Requirement → Your task is to retype the lines from the opening of the material through the line that includes "XAxis, YAxis, ReferenceLine". Do not copy the pictures.

Material →
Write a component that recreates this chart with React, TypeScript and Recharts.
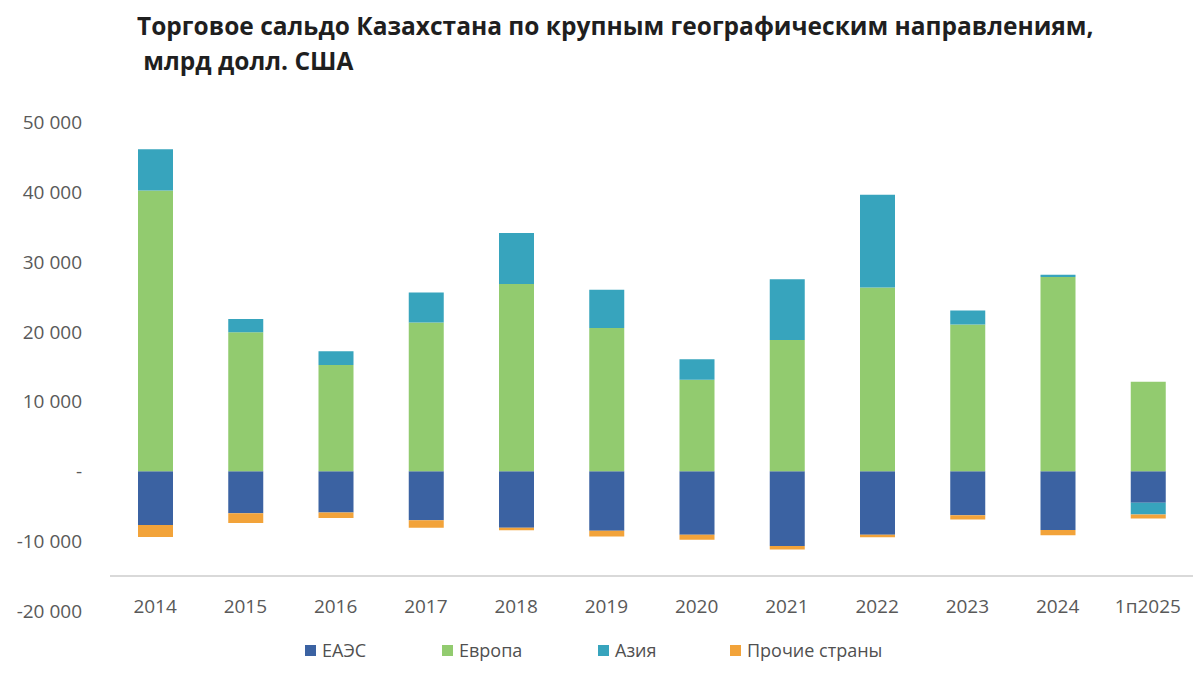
import React from 'react';
import { BarChart, Bar, XAxis, YAxis, ReferenceLine } from 'recharts';

// Trade balance by region, USD mn
const years = ['2014', '2015', '2016', '2017', '2018', '2019', '2020', '2021', '2022', '2023', '2024', '1п2025'];
const eaeu = [-7700, -6000, -5900, -7000, -8100, -8500, -9100, -10700, -9100, -6300, -8400, -4500];
const europe = [40200, 19900, 15200, 21300, 26800, 20500, 13100, 18800, 26300, 21000, 27800, 12800];
const asia = [5900, 1900, 2000, 4300, 7300, 5500, 2950, 8700, 13300, 2000, 330, -1700];
const others = [-1700, -1400, -800, -1100, -350, -850, -700, -500, -350, -600, -750, -550];
const yTicks = [-20000, -10000, 0, 10000, 20000, 30000, 40000, 50000];

const series = [
  { key: 'eaeu', name: 'ЕАЭС', color: '#3b62a2' },
  { key: 'europe', name: 'Европа', color: '#92cb6f' },
  { key: 'asia', name: 'Азия', color: '#37a4bd' },
  { key: 'others', name: 'Прочие страны', color: '#f2a33a' },
];

const data = years.map((year, i) => ({
  year,
  eaeu: eaeu[i],
  europe: europe[i],
  asia: asia[i],
  others: others[i],
}));

const FONT = '"Open Sans", sans-serif';
const TICK_COLOR = '#595959';

const formatTick = (v: number) => {
  if (v === 0) return '-';
  const sign = v < 0 ? '-' : '';
  return sign + Math.abs(v).toString().replace(/\B(?=(\d{3})+(?!\d))/g, ' ');
};

const YTick = ({ y, payload }: any) => (
  <text x={82} y={y} dy={7} textAnchor="end" fill={TICK_COLOR} fontSize={19} fontFamily={FONT}>
    {formatTick(payload.value)}
  </text>
);

const XTick = ({ x, y, payload }: any) => (
  <text x={x} y={y - 6} textAnchor="middle" fill={TICK_COLOR} fontSize={19} fontFamily={FONT}>
    {payload.value}
  </text>
);

const legendLeft = [305, 442, 598, 730];

export default function App() {
  return (
    <div style={{ position: 'absolute', left: 0, top: 0, width: 1200, height: 674, background: '#fff', overflow: 'hidden' }}>
      <div
        style={{
          position: 'absolute',
          left: 137,
          top: 8,
          fontFamily: FONT,
          fontWeight: 700,
          fontSize: 24.5,
          lineHeight: '35px',
          color: '#1f1f1f',
          whiteSpace: 'pre',
          letterSpacing: 0,
        }}
      >
        {'Торговое сальдо Казахстана по крупным географическим направлениям,\n млрд долл. США'}
      </div>

      <BarChart
        width={1200}
        height={674}
        data={data}
        stackOffset="sign"
        margin={{ top: 122, right: 7, bottom: 33, left: 0 }}
        style={{ position: 'absolute', left: 0, top: 0 }}
      >
        <XAxis dataKey="year" axisLine={false} tickLine={false} height={30} tick={<XTick />} interval={0} />
        <YAxis
          domain={[-20000, 50000]}
          ticks={yTicks}
          width={110}
          axisLine={false}
          tickLine={false}
          tick={<YTick />}
          interval={0}
        />
        <ReferenceLine y={-15000} stroke="#d9d9d9" strokeWidth={2} />
        {series.map((s) => (
          <Bar key={s.key} dataKey={s.key} name={s.name} stackId="a" fill={s.color} barSize={35} isAnimationActive={false} />
        ))}
      </BarChart>

      {series.map((s, i) => (
        <div
          key={s.key}
          style={{
            position: 'absolute',
            left: legendLeft[i],
            top: 638,
            display: 'flex',
            alignItems: 'center',
            fontFamily: FONT,
            fontSize: 18,
            color: '#505050',
          }}
        >
          <span style={{ width: 11, height: 11, background: s.color, display: 'inline-block', marginRight: 6 }} />
          <span>{s.name}</span>
        </div>
      ))}
    </div>
  );
}
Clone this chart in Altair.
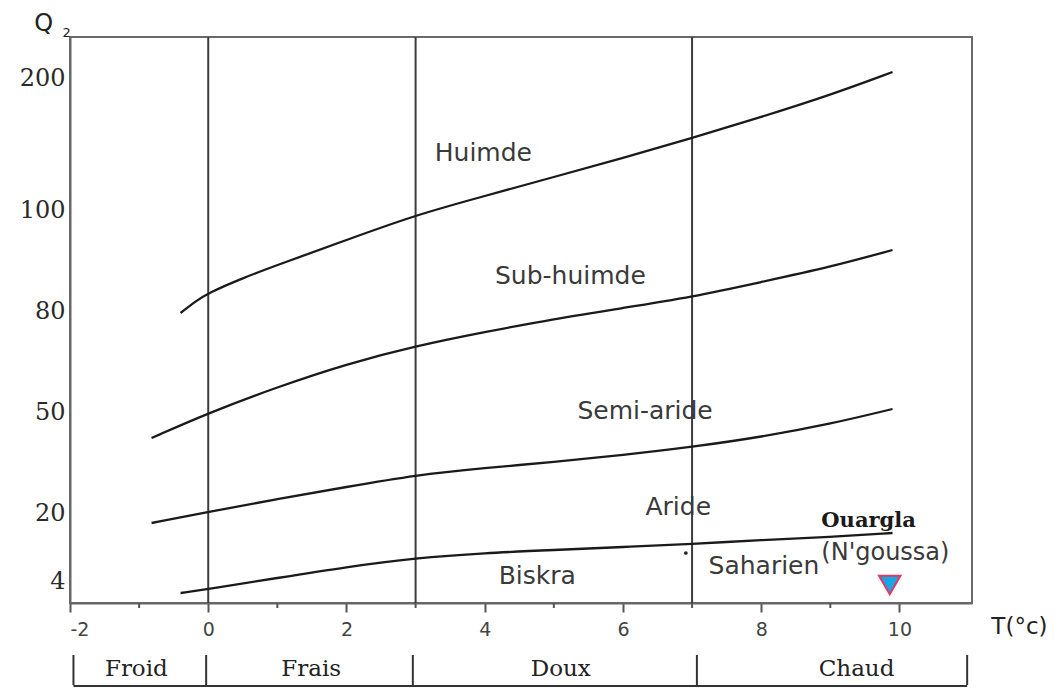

Task answer →
Write a component that recreates this chart with React, TypeScript and Recharts.
import React from 'react';
import { BarChart, Bar, XAxis, YAxis, ReferenceLine } from 'recharts';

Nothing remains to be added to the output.